Opposition Clause. The Sixth Circuit affirmed that Crawford had not engaged in protected activity under the Opposition Clause, relying on prior Sixth Circuit precedent that opposition means: (a) complaining to anyone (management, unions or newspapers) about unlawful practices; (b) refusing to obey an order because the worker thinks it is unlawful under Title VII; or (c) opposing unlawful acts by persons other than the employer—e.g., former employers, unions and co-workers—and that it requires “active, consistent, opposing activities” in order to warrant protections against retaliation. Because Crawford merely supplied information in response to questions to her, and did not instigate or initiate any complaint, the Sixth Circuit found she had not engaged in the kind of overt opposition required by Title VII.

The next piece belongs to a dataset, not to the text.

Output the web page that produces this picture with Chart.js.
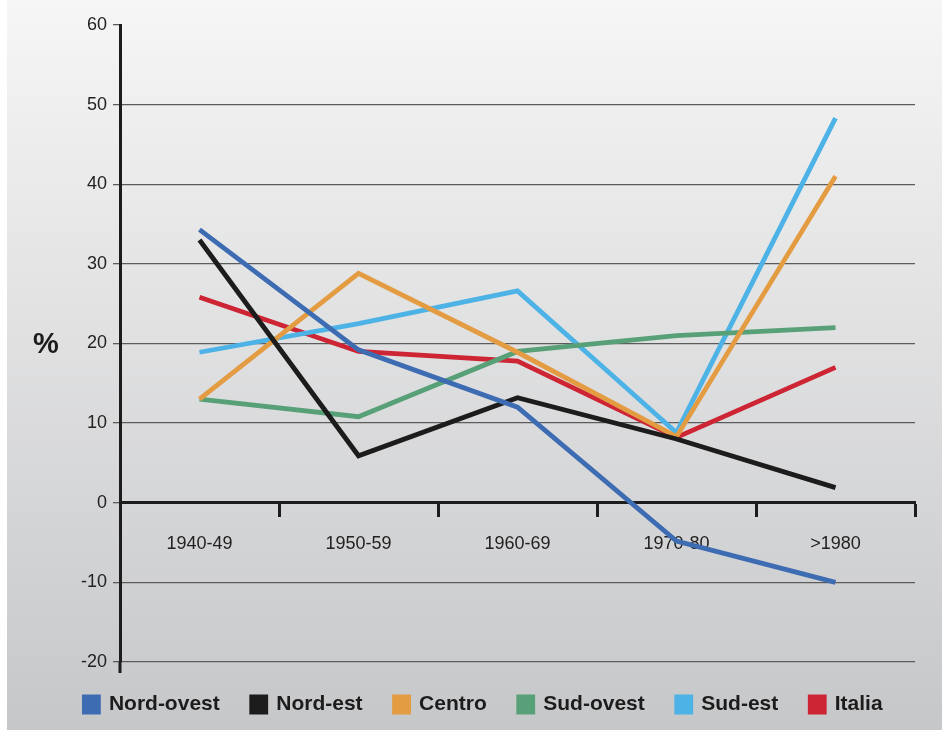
<!DOCTYPE html>
<html>
<head>
<meta charset="utf-8">
<script src="https://cdn.jsdelivr.net/npm/chart.js@4"></script>
<style>
  html, body { margin: 0; padding: 0; background: #fff; }
  #wrap { width: 942px; height: 731px; }
</style>
</head>
<body>
<div id="wrap"><canvas id="chart" width="942" height="731"></canvas></div>
<script>
const periods = ['1940-49', '1950-59', '1960-69', '1970-80', '>1980'];
const nordOvest = [34.3, 19.2, 12.0, -4.8, -10.0];
const nordEst = [33.0, 5.9, 13.2, 8.0, 1.9];
const centro = [13.0, 28.8, 18.9, 8.3, 41.0];
const sudOvest = [13.0, 10.8, 19.0, 21.0, 22.0];
const sudEst = [18.9, 22.5, 26.6, 8.8, 48.3];
const italia = [25.8, 19.0, 17.8, 8.2, 17.0];

const FONT = "'Liberation Sans', Arial, Helvetica, sans-serif";
const AXIS = '#1c1c1c';

const line = (label, data, color) => ({
  label,
  data,
  borderColor: color,
  backgroundColor: color,
  borderWidth: 4.8,
  borderJoinStyle: 'miter',
  borderCapStyle: 'butt',
  pointRadius: 0,
  tension: 0,
  fill: false,
});

// gray panel behind the chart
const panelBg = {
  id: 'panelBg',
  beforeDraw(chart) {
    const { ctx } = chart;
    const grad = ctx.createLinearGradient(0, 0, 0, 731);
    grad.addColorStop(0, '#f6f6f6');
    grad.addColorStop(1, '#c6c7c9');
    ctx.save();
    ctx.fillStyle = grad;
    ctx.fillRect(7, 0, 935, 730);
    ctx.restore();
  },
};

// "%" label and axis line stub below -20
const extras = {
  id: 'extras',
  afterDraw(chart) {
    const { ctx, chartArea } = chart;
    ctx.save();
    ctx.strokeStyle = AXIS;
    ctx.lineWidth = 3;
    ctx.beginPath();
    ctx.moveTo(chartArea.left, chartArea.bottom);
    ctx.lineTo(chartArea.left, chartArea.bottom + 11);
    ctx.stroke();
    ctx.fillStyle = '#1c1c1c';
    ctx.font = `bold 29px ${FONT}`;
    ctx.textAlign = 'center';
    ctx.textBaseline = 'middle';
    ctx.fillText('%', 46, (chartArea.top + chartArea.bottom) / 2 + 1);
    ctx.restore();
  },
};

// keep the legend strip at a fixed height and nudge it right
const legendTweak = {
  id: 'legendTweak',
  beforeInit(chart) {
    const { legend } = chart;
    const origFit = legend.fit;
    const origDraw = legend.draw;
    legend.fit = function fit() {
      origFit.call(this);
      this.height = 69;
    };
    legend.draw = function draw() {
      this.ctx.save();
      this.ctx.translate(26, 0);
      origDraw.call(this);
      this.ctx.restore();
    };
  },
};

new Chart(document.getElementById('chart'), {
  type: 'line',
  data: {
    labels: periods,
    datasets: [
      line('Nord-ovest', nordOvest, '#3e6cb3'),
      line('Nord-est', nordEst, '#1c1c1c'),
      line('Centro', centro, '#e49c42'),
      line('Sud-ovest', sudOvest, '#58a077'),
      line('Sud-est', sudEst, '#4db3e6'),
      line('Italia', italia, '#cd2534'),
    ],
  },
  plugins: [panelBg, extras, legendTweak],
  options: {
    responsive: false,
    animation: false,
    layout: { padding: { left: 0, right: 27, top: 25, bottom: 0 } },
    plugins: {
      tooltip: { enabled: false },
      legend: {
        position: 'bottom',
        labels: {
          boxWidth: 14,
          boxHeight: 15,
          padding: 32,
          color: '#1c1c1c',
          font: { family: FONT, size: 21, weight: 'bold' },
        },
      },
    },
    scales: {
      x: {
        position: { y: 0 },
        offset: true,
        grid: {
          offset: true,
          drawOnChartArea: false,
          tickLength: 13,
          tickWidth: 3,
          tickColor: AXIS,
        },
        border: { display: true, width: 3, color: AXIS },
        ticks: {
          color: '#222',
          padding: 17,
          maxRotation: 0,
          font: { family: FONT, size: 18 },
        },
      },
      y: {
        min: -20,
        max: 60,
        afterFit(scale) { scale.width = 120; },
        grid: {
          color: (c) => (c.tick.value === 60 || c.tick.value === 0 ? 'rgba(0,0,0,0)' : '#5c5c5c'),
          lineWidth: 1.3,
          tickLength: 7,
          tickColor: '#5c5c5c',
        },
        border: { display: true, width: 3, color: AXIS },
        ticks: {
          stepSize: 10,
          color: '#222',
          padding: 6,
          font: { family: FONT, size: 18 },
        },
      },
    },
  },
});
</script>
</body>
</html>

Participation Clause. The Sixth Circuit further held that an employee’s participation in an internal investigation initiated by an employer in the absence of any pending EEOC charge does not constitute protected activity under the Participation Clause. It relied on prior Sixth, Eighth, Ninth and Eleventh Circuit precedent. Because the investigation was informal and not prompted by a formal EEOC charge, the Participation Clause was not invoked. In so holding, the Court rejected Crawford’s policy argument that the Supreme Court’s decision in Faragher v. City of Boca Raton, 524 U.S. 775 (1998), creating an affirmative defense for employers who investigate and resolve sexual harassment complaints, encourages and perhaps actually requires investigations in the absence of formal complaints, and thus also should insulate employees who participate in such early stage investigations.

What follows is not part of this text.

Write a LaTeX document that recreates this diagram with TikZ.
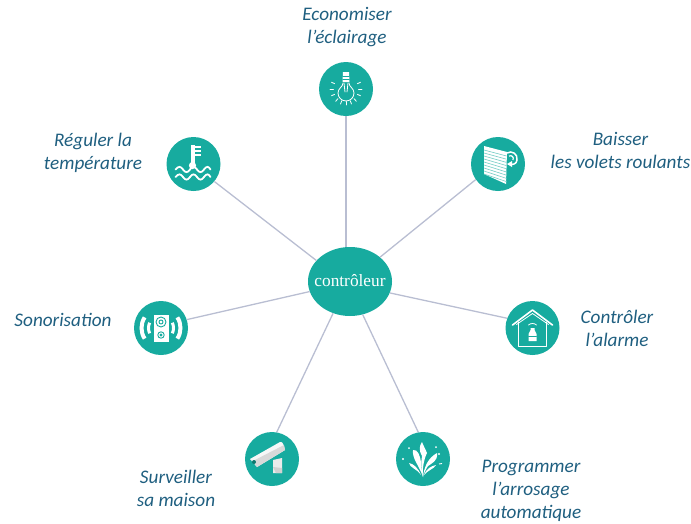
\documentclass[tikz,border=0pt]{standalone}
\usepackage{fontspec}
\setmainfont{Carlito}
\newfontfamily\ctrlfont{Liberation Serif}
\usetikzlibrary{shapes.geometric}
\definecolor{tealc}{HTML}{17AB9F}
\definecolor{linkc}{HTML}{B9BED2}
\definecolor{labelc}{HTML}{1F5F80}
\tikzset{
  disc/.style={circle,fill=tealc,minimum size=54pt,inner sep=0pt},
  hub/.style={ellipse,fill=tealc,minimum width=84pt,minimum height=69pt,inner sep=0pt,inner xsep=-6pt,text=white,font=\ctrlfont\fontsize{17.3}{20}\selectfont},
  link/.style={draw=linkc,line width=1.3pt},
  lbl/.style={text=labelc,align=center,font=\itshape\fontsize{19.2}{23}\selectfont,inner sep=0pt},
  ico/.style={draw=white,line width=0.8pt,line cap=round,line join=round},
  icofill/.style={fill=white,draw=none},
}
\begin{document}
\begin{tikzpicture}[x=1pt,y=-1pt]
\useasboundingbox (0,0) rectangle (691,523);
\node[disc] (bulb) at (346,89) {};
\node[disc] (shutter) at (498,164) {};
\node[disc] (thermo) at (193.5,164) {};
\node[disc] (speaker) at (161,328) {};
\node[disc] (house) at (532.5,328) {};
\node[disc] (camera) at (272,459) {};
\node[disc] (fountain) at (423,459) {};
\node[hub] (ctrl) at (350,281.5) {\raisebox{3pt}{contrôleur}};
\draw[link] (bulb) -- (bulb |- ctrl.north);
\draw[link] (shutter.215) -- (ctrl.39);
\draw[link] (thermo.-40) -- (ctrl.148);
\draw[link] (speaker.18) -- (ctrl.194);
\draw[link] (house.159) -- (ctrl.-16);
\draw[link] (camera.80) -- (ctrl.-118);
\draw[link] (fountain.100) -- (ctrl.-69);
% labels
\node[lbl] (t1) at (347,27.5) {Economiser\\l’éclairage};
\node[lbl] (t2) at (93,152.5) {Réguler la\\température};
\node[lbl] (t3) at (620.5,150.5) {Baisser\\les volets roulants};
\node[lbl] (t4) at (63,320) {Sonorisation};
\node[lbl] (t5) at (617,328.5) {Contrôler\\l’alarme};
\node[lbl] (t6) at (176,488.5) {Surveiller\\sa maison};
\node[lbl] (t7) at (531,491) {Programmer\\l’arrosage\\automatique};
% bulb icon
\begin{scope}[shift={(bulb.center)},ico]
\draw (-3,-6) .. controls (-3,-2) and (-8,-1) .. (-8,4) arc[start angle=180,end angle=0,radius=8] .. controls (8,-1) and (3,-2) .. (3,-6);
\draw[icofill] (-3,-17) -- (3,-17) -- (3.5,-7) -- (-3.5,-7) -- cycle;
\draw[draw=tealc,line width=0.4pt] (-3.2,-13) -- (3.2,-13) (-3.4,-10) -- (3.4,-10);
\draw (-2,-6) -- (-1,3) (2,-6) -- (1,3);
\foreach \a in {0,25,50,70,90,110,130,155,180,205,335}
  \draw (\a:12.5) -- (\a:16);
\end{scope}
% shutter icon
\begin{scope}[shift={(shutter.center)}]
\fill[white] (-14,-18) -- (9,-12) -- (8,20) -- (-14,10) -- cycle;
\foreach \i in {0,...,8}
  \draw[tealc!60!white,line width=0.6pt] (-14,{-14+\i*3}) -- (8.5,{-8+\i*3.2});
\draw[white,line width=1.5pt,line cap=round] (9,-11) .. controls (14,-14) and (20,-10) .. (19,-4) .. controls (18.5,0) and (15,1) .. (12,0);
\draw[white,line width=1.2pt] (11,-8) .. controls (14,-9) and (16,-7) .. (15,-4);
\fill[white] (9,0) -- (14,-3) -- (14,3) -- cycle;
\end{scope}
% thermometer icon
\begin{scope}[shift={(thermo.center)}]
\fill[white] (-3,-19) -- (1,-19) -- (1,0) -- (-3,0) -- cycle;
\fill[white] (-1,1.5) circle (3.6);
\foreach \y in {-17,-13,-9}
  \draw[white,line width=1.6pt] (1,\y) -- (7,\y);
\foreach \y in {5.5,13}
  \draw[white,line width=1.8pt,line cap=round] (-18,\y) .. controls (-15,{\y-3.5}) and (-13,{\y-3.5}) .. (-10.5,\y) .. controls (-8,{\y+3.5}) and (-6,{\y+3.5}) .. (-3.5,\y) .. controls (-1,{\y-3.5}) and (1,{\y-3.5}) .. (3.5,\y) .. controls (6,{\y+3.5}) and (8,{\y+3.5}) .. (10.5,\y) .. controls (13,{\y-3.5}) and (15,{\y-3.5}) .. (17,\y);
\end{scope}
% speaker icon
\begin{scope}[shift={(speaker.center)}]
\fill[white] (-7.5,-13.5) rectangle (8,13.5);
\draw[tealc,line width=0.9pt] (0,-6) circle (5) (0,-6) circle (2);
\draw[tealc,line width=0.9pt] (0,7) circle (3.2) (0,7) circle (1);
\draw[white,line width=3pt] (155:12.5) arc[start angle=155,end angle=205,radius=12.5];
\draw[white,line width=4pt] (147:19.5) arc[start angle=147,end angle=213,radius=19.5];
\draw[white,line width=3pt] (-25:12.5) arc[start angle=-25,end angle=25,radius=12.5];
\draw[white,line width=4pt] (-33:19.5) arc[start angle=-33,end angle=33,radius=19.5];
\end{scope}
% house icon
\begin{scope}[shift={(house.center)},ico]
\draw (-14,-6) -- (-14,18) -- (14,18) -- (14,-6);
\draw[line width=1.6pt] (-20,-3) -- (0,-18) -- (20,-3);
\draw (-16,-3.5) -- (0,-14.5) -- (16,-3.5);
\draw (-4,-3) .. controls (-2,-5) and (2,-5) .. (4,-3);
\draw[icofill] (-2,0) -- (2,0) -- (2,2) -- (4,6) -- (4,13) -- (-4,13) -- (-4,6) -- (-2,2) -- cycle;
\draw[tealc,line width=0.7pt] (-4,8) -- (4,8);
\end{scope}
% camera icon
\begin{scope}[shift={(camera.center)}]
\fill[white!92!black] (1,1) -- (10,-1) -- (10,14) -- (1,14) -- cycle;
\fill[white!82!black] (1,8) -- (4,14) -- (10,14) -- (10,9) -- cycle;
\fill[white!97!black] (-22,0) -- (8,-17) .. controls (11,-18) and (12,-13) .. (13,-9) -- (-15,8) -- cycle;
\fill[white!85!black] (-19,2) -- (12,-14) -- (13,-9) -- (-15,8) -- cycle;
\fill[tealc!70!black] (-18,3) circle (2);
\end{scope}
% fountain icon
\begin{scope}[shift={(fountain.center)}]
\fill[white] (0,18) .. controls (-4,6) and (-11,0) .. (-10,-9) .. controls (-5,-10) and (-3,-3) .. (-2,3) .. controls (-2,8) and (-1,12) .. (0,18) -- cycle;
\fill[white] (0,18) .. controls (-1,10) and (1,0) .. (4,-6) .. controls (2,-11) and (0,-14) .. (-1,-17) .. controls (-4,-13) and (-4,-8) .. (-1,-3) .. controls (-2,3) and (-2,10) .. (0,18) -- cycle;
\fill[white] (0,18) .. controls (1,8) and (5,-1) .. (14,-6) .. controls (15,2) and (9,4) .. (5,7) .. controls (3,10) and (1,14) .. (0,18) -- cycle;
\fill[white] (-2,16) .. controls (-5,9) and (-9,5) .. (-14,4) .. controls (-13,9) and (-7,9) .. (-2,16) -- cycle;
\fill[white] (1,16) .. controls (3,10) and (8,7) .. (13,6) .. controls (11,10) and (5,11) .. (1,16) -- cycle;
\fill[white] (-14,-11) circle (1) (13,-12) circle (1) (16,-5) circle (1.2) (-20,0) circle (1.1);
\draw[white,line width=0.9pt] (16,5) -- (19,4.5);
\end{scope}
\end{tikzpicture}
\end{document}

Supreme Court Oral Argument
The Supreme Court heard oral argument on October 8, 2008. The range of questions suggests that the Court may be particularly focused on the Opposition Clause, and that there may be a general willingness on the Court’s part to test the outer boundaries of the Opposition Clause. Specifically, there were many questions by the Justices with regard to how direct, how active, and how specific an employee’s opposition must be in order to become “protected activity.” In particular, Justices Scalia, Roberts and Souter engaged counsel repeatedly over the potential overreaching from broadly interpreting the “Opposition Clause”. Justice Souter remarked, “Anybody who thinks sexual harassment is bad and later gets fired can claim retaliation under the statute if it turns out just as a matter of good luck that somebody was being sexually harassed unbeknownst to the speaker.”
Supporting Crawford, the Department of Justice as amicus noted that the EEOC’s current position on this issue is that an employer’s initiation of an investigation into alleged discrimination “is sufficient to demonstrate the reasonableness of the employee’s belief that by providing information relevant to the inquiry she is opposing an employment practice made unlawful by Title VII.” Crawford’s attorneys argued that witnesses and victims will refuse to cooperate with employer harassment investigations if they risk being fired for what they say.
In response, Metro argued that Crawford was a passive participant who only provided Metro’s investigator with a disclosure of information about Hughes’ behavior, but not an actual request that something be done about it. Counsel thus argued that Crawford failed to express, either during or after her interview, active “opposition” to the behavior as required by the Opposition Clause.
The Courts that have examined the limits of the Participation Clause have held that it applies only in the context of a statutory charge and investigation. Though the Government’s position before the Supreme Court is that the Participation Clause protects Crawford, EEOC’s own Compliance Manual is to the contrary, stating that the Participation Clause applies to individuals challenging employment discrimination under the statutes enforced by EEOC in EEOC proceedings, in state administrative proceedings, as well as in federal court proceedings, and to individuals who testify or otherwise participate in such proceedings. See EEOC Compliance Manual, Section 8-3. Courts also generally have acknowledged it has broader reach and applicability than the Opposition Clause, with some courts applying it in circumstances to afford protection even where the underlying charge may be malicious, defamatory, or bad faith. Thus, to the extent the Court expands the reach of the Participation Clause, the danger is that an employer’s right to discipline or discharge an employee for bad faith, false or malicious complaints could be compromised.
Though the Opposition Clause sets a lower threshold, it does require that an employee “convey to the employer his or her concern that the employer has engaged in a practice made unlawful” by Title VII. See Hinds v. Sprint United Mgmt. Co., 2008 WL 1795059 at *11 (10th Cir. Apr. 22, 2008). Case law examining the issue has required a showing of active opposition, as opposed to mere disclosure, though there is some split of authority on this issue. To the extent the Court reverses the Sixth Circuit on this issue, and finds that passive sharing of information becomes “opposition,” the danger is that an employer may react by limiting the scope of relevant investigations.